The original keyboard player in that band's wife would come to some gigs and watch him like a hawk. While the other wives would get up and dance together, she would just sit there. Funniest thing was, there was no chance of anything to worry about. The guy was such a nerd that he was completely tongue tied if a woman said boo to him. I tried to explain to him about the value of PR. Have a friendly conversation, get their names, dedicate a song to "our new friends xxxxx...." and so on. So this bunch of slightly lit women approach the stage during a break at another high end private function and he stammers and trips all over promising to dedicate a song to them. I wish I could have videoed the whole thing to show his wife.
If folks are going to "take advantage" of situations and cheat on their spouses, there are much easier ways to go about it, with much less public fanfare. Either you trust your spouse or you don't. The old adage of not doing anything you wouldn't do if your spouse was there really counts in this day of everyone having a camera in their pocket that they can post to youtube on the spot. You might not even be the subject but pretty much everything you do these days is likely to end up in the public domain.

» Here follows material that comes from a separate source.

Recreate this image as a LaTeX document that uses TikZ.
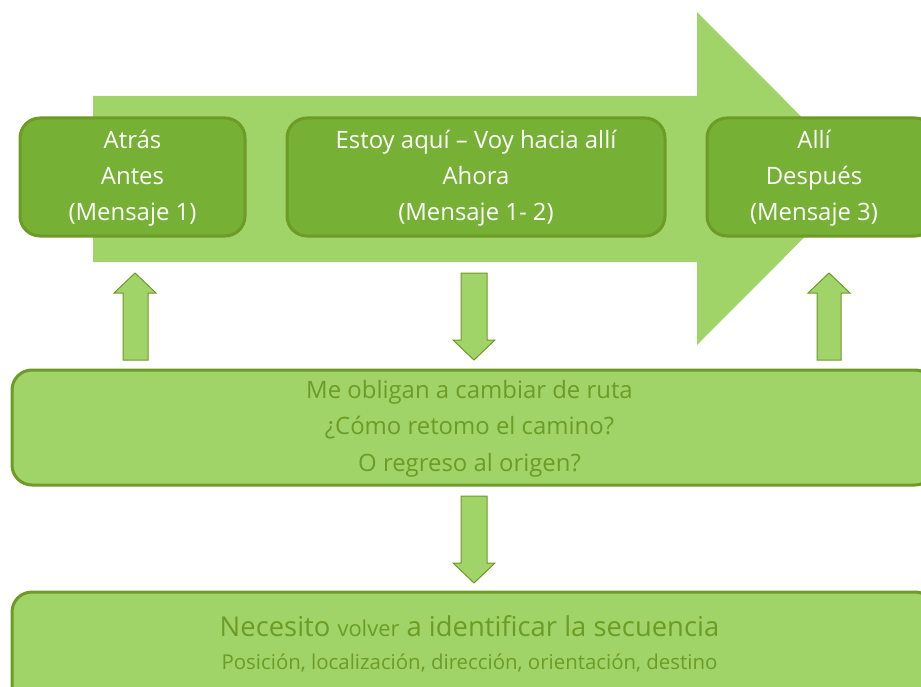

As for the particulars of Larry's situation. I think the singer needs to have a reasonably professional boundary. A brush, hug or dance is one thing. A kiss on the cheek from someone at the center of some party, is one thing. But in my view, he should have stopped the woman from kissing him on the mouth, wife present or not. Every entertainer needs to be prepared for hecklers, drunks and all that stuff that will happen at a show. Deflect and defuse, make a joke out of it, keep it light, make it part of the show. But keep it professional and somewhat above a drunken frat party. JMHO.